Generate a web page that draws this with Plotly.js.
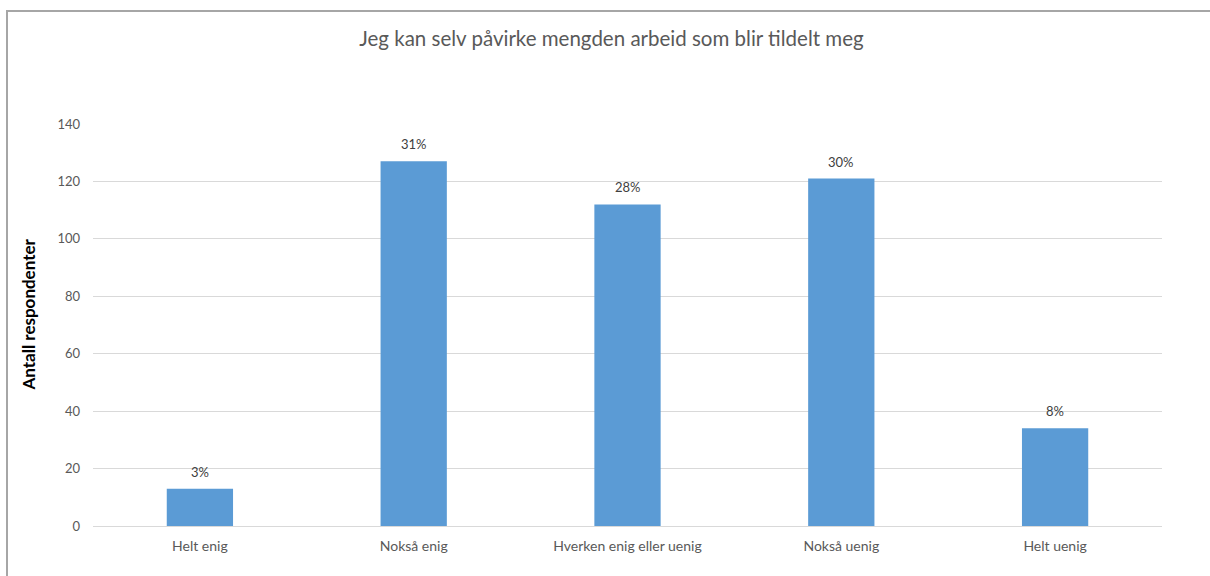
<!DOCTYPE html>
<html>
<head>
<meta charset="utf-8">
<script src="https://cdn.plot.ly/plotly-3.0.1.min.js"></script>
<style>
html,body{margin:0;padding:0;background:#fff;overflow:hidden;}
#frame{position:absolute;left:6px;top:10px;width:1300px;height:700px;border-left:2px solid #a6a6a6;border-top:2px solid #a6a6a6;}
#chart{position:absolute;left:0;top:0;width:1210px;height:576px;}
</style>
</head>
<body>
<div id="frame"></div>
<div id="chart"></div>
<script>
const categories = ["Helt enig", "Nokså enig", "Hverken enig eller uenig", "Nokså uenig", "Helt uenig"];
const respondents = [13, 127, 112, 121, 34];
const percentLabels = ["3%", "31%", "28%", "30%", "8%"];
const yTicks = [0, 20, 40, 60, 80, 100, 120, 140];
const yAxisTitle = "Antall respondenter";

const font = "Lato, 'Open Sans', sans-serif";

const trace = {
  type: "bar",
  x: categories,
  y: respondents,
  marker: {color: "#5B9BD5"},
  hoverinfo: "x+y"
};

const annotations = categories.map((c, i) => ({
  x: c, y: respondents[i], xref: "x", yref: "y",
  text: percentLabels[i], showarrow: false,
  yanchor: "middle", yshift: 17,
  font: {family: font, size: 13, color: "#404040"}
}));

annotations.push({
  xref: "paper", yref: "paper",
  x: -0.0605, y: 0.527,
  xanchor: "center", yanchor: "middle",
  textangle: -90, showarrow: false,
  text: "<b>" + yAxisTitle + "</b>",
  font: {family: font, size: 17, color: "#000000"}
});

const layout = {
  width: 1210,
  height: 576,
  margin: {l: 93, r: 48, t: 124, b: 50},
  paper_bgcolor: "rgba(0,0,0,0)",
  plot_bgcolor: "rgba(0,0,0,0)",
  bargap: 0.69,
  showlegend: false,
  annotations: annotations,
  title: {
    text: "Jeg kan selv påvirke mengden arbeid som blir tildelt meg",
    font: {family: font, size: 20.5, color: "#595959"},
    x: 0.485, xanchor: "center", xref: "paper",
    y: 0.932, yanchor: "middle", yref: "container"
  },
  xaxis: {
    type: "category",
    showgrid: false,
    showline: false,
    zeroline: false,
    ticks: "",
    ticklabelstandoff: 10,
    tickfont: {family: font, size: 14, color: "#595959"},
    fixedrange: true
  },
  yaxis: {
    range: [0, 140],
    tickvals: yTicks,
    ticktext: yTicks.map(String),
    showgrid: true,
    gridcolor: "#d9d9d9",
    gridwidth: 1,
    zeroline: true,
    zerolinecolor: "#d9d9d9",
    zerolinewidth: 1,
    showline: false,
    ticks: "",
    ticklabelstandoff: 12,
    tickfont: {family: font, size: 13, color: "#595959"},
    automargin: false,
    fixedrange: true
  }
};

Plotly.newPlot("chart", [trace], layout, {displayModeBar: false, staticPlot: true});
</script>
</body>
</html>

^^^^^^^^

INSTRUCTIONS TO FOLLOW: Repeat the material above word for word, please, apart from its images.

SOLUTION FOR THIS TASK:
Generate a web page that draws this with Plotly.js.
<!DOCTYPE html>
<html>
<head>
<meta charset="utf-8">
<script src="https://cdn.plot.ly/plotly-3.0.1.min.js"></script>
<style>
html,body{margin:0;padding:0;background:#fff;overflow:hidden;}
#frame{position:absolute;left:6px;top:10px;width:1300px;height:700px;border-left:2px solid #a6a6a6;border-top:2px solid #a6a6a6;}
#chart{position:absolute;left:0;top:0;width:1210px;height:576px;}
</style>
</head>
<body>
<div id="frame"></div>
<div id="chart"></div>
<script>
const categories = ["Helt enig", "Nokså enig", "Hverken enig eller uenig", "Nokså uenig", "Helt uenig"];
const respondents = [13, 127, 112, 121, 34];
const percentLabels = ["3%", "31%", "28%", "30%", "8%"];
const yTicks = [0, 20, 40, 60, 80, 100, 120, 140];
const yAxisTitle = "Antall respondenter";

const font = "Lato, 'Open Sans', sans-serif";

const trace = {
  type: "bar",
  x: categories,
  y: respondents,
  marker: {color: "#5B9BD5"},
  hoverinfo: "x+y"
};

const annotations = categories.map((c, i) => ({
  x: c, y: respondents[i], xref: "x", yref: "y",
  text: percentLabels[i], showarrow: false,
  yanchor: "middle", yshift: 17,
  font: {family: font, size: 13, color: "#404040"}
}));

annotations.push({
  xref: "paper", yref: "paper",
  x: -0.0605, y: 0.527,
  xanchor: "center", yanchor: "middle",
  textangle: -90, showarrow: false,
  text: "<b>" + yAxisTitle + "</b>",
  font: {family: font, size: 17, color: "#000000"}
});

const layout = {
  width: 1210,
  height: 576,
  margin: {l: 93, r: 48, t: 124, b: 50},
  paper_bgcolor: "rgba(0,0,0,0)",
  plot_bgcolor: "rgba(0,0,0,0)",
  bargap: 0.69,
  showlegend: false,
  annotations: annotations,
  title: {
    text: "Jeg kan selv påvirke mengden arbeid som blir tildelt meg",
    font: {family: font, size: 20.5, color: "#595959"},
    x: 0.485, xanchor: "center", xref: "paper",
    y: 0.932, yanchor: "middle", yref: "container"
  },
  xaxis: {
    type: "category",
    showgrid: false,
    showline: false,
    zeroline: false,
    ticks: "",
    ticklabelstandoff: 10,
    tickfont: {family: font, size: 14, color: "#595959"},
    fixedrange: true
  },
  yaxis: {
    range: [0, 140],
    tickvals: yTicks,
    ticktext: yTicks.map(String),
    showgrid: true,
    gridcolor: "#d9d9d9",
    gridwidth: 1,
    zeroline: true,
    zerolinecolor: "#d9d9d9",
    zerolinewidth: 1,
    showline: false,
    ticks: "",
    ticklabelstandoff: 12,
    tickfont: {family: font, size: 13, color: "#595959"},
    automargin: false,
    fixedrange: true
  }
};

Plotly.newPlot("chart", [trace], layout, {displayModeBar: false, staticPlot: true});
</script>
</body>
</html>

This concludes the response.